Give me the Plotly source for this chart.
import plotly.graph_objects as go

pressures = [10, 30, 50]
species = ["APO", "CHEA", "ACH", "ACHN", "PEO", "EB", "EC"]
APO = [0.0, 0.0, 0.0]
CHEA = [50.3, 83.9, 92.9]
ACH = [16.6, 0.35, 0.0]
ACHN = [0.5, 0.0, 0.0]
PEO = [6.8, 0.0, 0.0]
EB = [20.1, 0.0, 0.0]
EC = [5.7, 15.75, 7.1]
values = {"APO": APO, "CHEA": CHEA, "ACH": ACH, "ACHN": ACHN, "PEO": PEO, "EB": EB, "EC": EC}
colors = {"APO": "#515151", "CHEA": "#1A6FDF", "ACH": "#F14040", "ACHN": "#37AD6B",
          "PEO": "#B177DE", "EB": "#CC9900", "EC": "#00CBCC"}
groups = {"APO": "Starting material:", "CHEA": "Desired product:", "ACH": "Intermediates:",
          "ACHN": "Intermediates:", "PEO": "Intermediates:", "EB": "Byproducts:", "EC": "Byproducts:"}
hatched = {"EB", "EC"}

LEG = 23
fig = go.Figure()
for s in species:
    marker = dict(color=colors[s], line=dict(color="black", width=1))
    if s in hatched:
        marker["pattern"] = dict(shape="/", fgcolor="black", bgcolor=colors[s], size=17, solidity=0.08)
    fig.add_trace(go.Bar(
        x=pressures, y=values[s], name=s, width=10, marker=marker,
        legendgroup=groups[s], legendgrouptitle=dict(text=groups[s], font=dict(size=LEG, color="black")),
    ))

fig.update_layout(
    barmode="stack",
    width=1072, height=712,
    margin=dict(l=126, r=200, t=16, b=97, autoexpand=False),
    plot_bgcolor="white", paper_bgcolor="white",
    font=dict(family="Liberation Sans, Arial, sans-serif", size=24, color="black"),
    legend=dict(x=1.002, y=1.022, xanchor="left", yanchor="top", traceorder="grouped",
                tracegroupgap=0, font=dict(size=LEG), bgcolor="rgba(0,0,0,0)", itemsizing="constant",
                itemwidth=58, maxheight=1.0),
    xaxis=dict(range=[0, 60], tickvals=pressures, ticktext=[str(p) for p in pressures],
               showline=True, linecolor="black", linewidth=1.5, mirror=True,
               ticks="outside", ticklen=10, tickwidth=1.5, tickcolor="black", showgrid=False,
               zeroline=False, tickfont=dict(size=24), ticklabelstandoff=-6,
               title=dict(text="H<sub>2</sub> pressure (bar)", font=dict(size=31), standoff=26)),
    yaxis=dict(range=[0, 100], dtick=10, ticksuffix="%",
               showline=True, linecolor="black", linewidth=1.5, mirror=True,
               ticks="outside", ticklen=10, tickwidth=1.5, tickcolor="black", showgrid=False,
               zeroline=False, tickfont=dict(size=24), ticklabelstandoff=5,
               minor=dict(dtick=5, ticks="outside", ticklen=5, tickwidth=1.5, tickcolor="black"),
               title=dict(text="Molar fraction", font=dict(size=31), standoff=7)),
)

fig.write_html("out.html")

++++++++++

Task instructions. Copy out the listing above, line by line and exactly, from its first line to the line holding "import plotly.graph_objects as go", inclusive.

Correct output.
Give me the Plotly source for this chart.
import plotly.graph_objects as go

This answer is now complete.